It is part of this horrid journey but at least you know now that you are not alone and that you are not mad (i thought i was really losing the plot)

As well as adopting methods to overcome panic attacks, you will find over time you can also find ways to overcome or go round the obstacles that general anxiety can throw in your path.and avoid those that create the greatest anxiety - that doesnt mean not having a life, but sometimes we think there is nothing but dragons to slay to get that without realising that rather than just trying to slay all dragons, some you can let go, and others you can simply walk around.
 
There was once a discussion on here about eating out alone, it was between people who had been widowed - some-one had done it and i was pleased for her,but at the same time was thinking i could never do that and actually getting anxious that i couldnt, - but then i realised actually it doesnt matter - eating out isnt something we did much before he died and usually only as part of a journey to somewhere - rather than an event in itself - so actually why stress about it when it isnt something i need to do or particularly want to do, so that was one dragon i could just let go and i have - it isnt as though there are no sandwhich shops if i am out and about, -

But actually being out and about is something i really do need/want to do - i have to travel to see my familly,  at the extreme end of that, my eldest lives in south Africa -There are plenty of potential hazards in that,  the plane could drop out of the sky i could get attacked by a shark or bitten by a snake or mugged and stabbed, but it isnt any of those dangers that truly worry me the anxiety is actually risiculousley worst at the airport.(no animals,no muggers,just officials)
So No 1 i (almost always)  make sure i have plenty of time to get there - (queue familly laugh number one when i leave home for a 3 hour airport run 8 hours before i need too, but which actually paid off practically once when a train broke down
 No 2  generally be as pre prepared as possible,know my luggage isnt over the weight limit, know what has to go through security,etc etc so my clear bag is ready packed change already separated, metal jewellry on a chain so i,m not depsparately trying to get a tight ring off while sweating and shaking (and i know if i set the beeper off they wouldnt care about a ring, but i dread setting the beeper off) (queue laugh number 2 when i have a gift jar of  rosehip jam in my hand luggage that is confiscated because i didnt realise it is a "gel" )

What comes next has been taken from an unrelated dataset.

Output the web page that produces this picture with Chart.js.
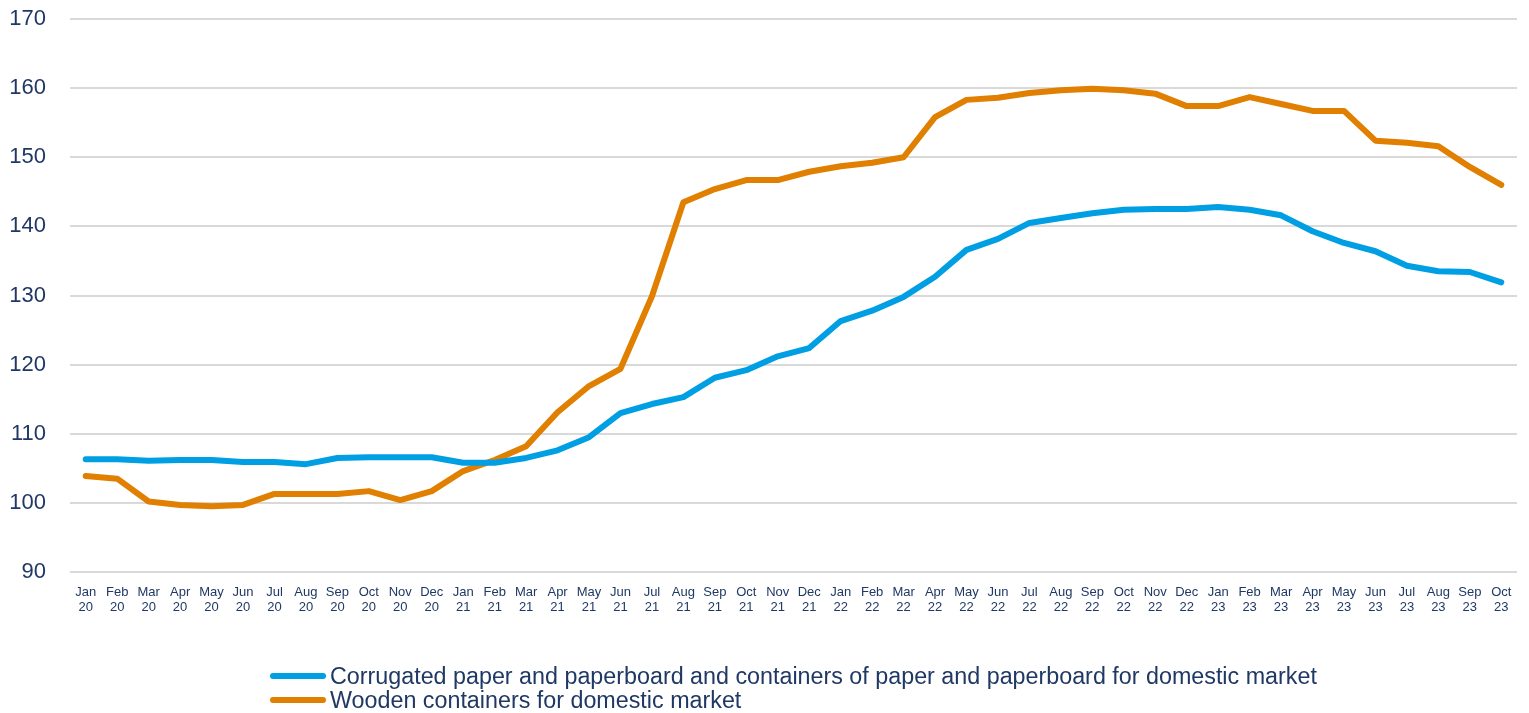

No 3 I go straight to the gate then work back from there to the facilities, so i know where the gate is in relation to where i am,  and the same in transition,
where i will already have googled every airport map available as well  (laugh number three my folder of paperwork, every communication with the airline, airport maps country specifications over meds and (in the case of some countrys acceptable clothing)
It is ridiculous and a bit of a familly joke the obsessive way i do this, and at the end of all that it still doesnt mean i am not still seething with anxiety but when my brain starts to tell my body to panic,  it helps if i can re-assure it that everything is in order. - so the dragon is still there but i am putting actions into place to side step it.

I know its over thinking - but it isnt all negative,last time, on the way to the airport to come back i had done all that, everything packed anxiety mounting, but we had  decided to have a last day at the beach en route to the airport, went snokelling and time slipped away, - no time to change or park up, me and my luggage spilled out of the car and  i got on the plane with wet hair, wet rashie in my hand luggage, my also damp swimsuit under a beach dress,and flip flops on my feet, (luckilly a small familiar airport,  but i knew exacly where my passport and ticket and security bag was and for a brief moment in time i was cool young traveller  rather than middle aged over anxious fat woman (laugh number 4 -me laughing at myself, because thats exactly what i am, and i would never tell my familly i thought i was a cool surf dude type, even if it was just for a split second  :rofl: ) Anxiety isnt funny but learning to laugh at yourself helps too.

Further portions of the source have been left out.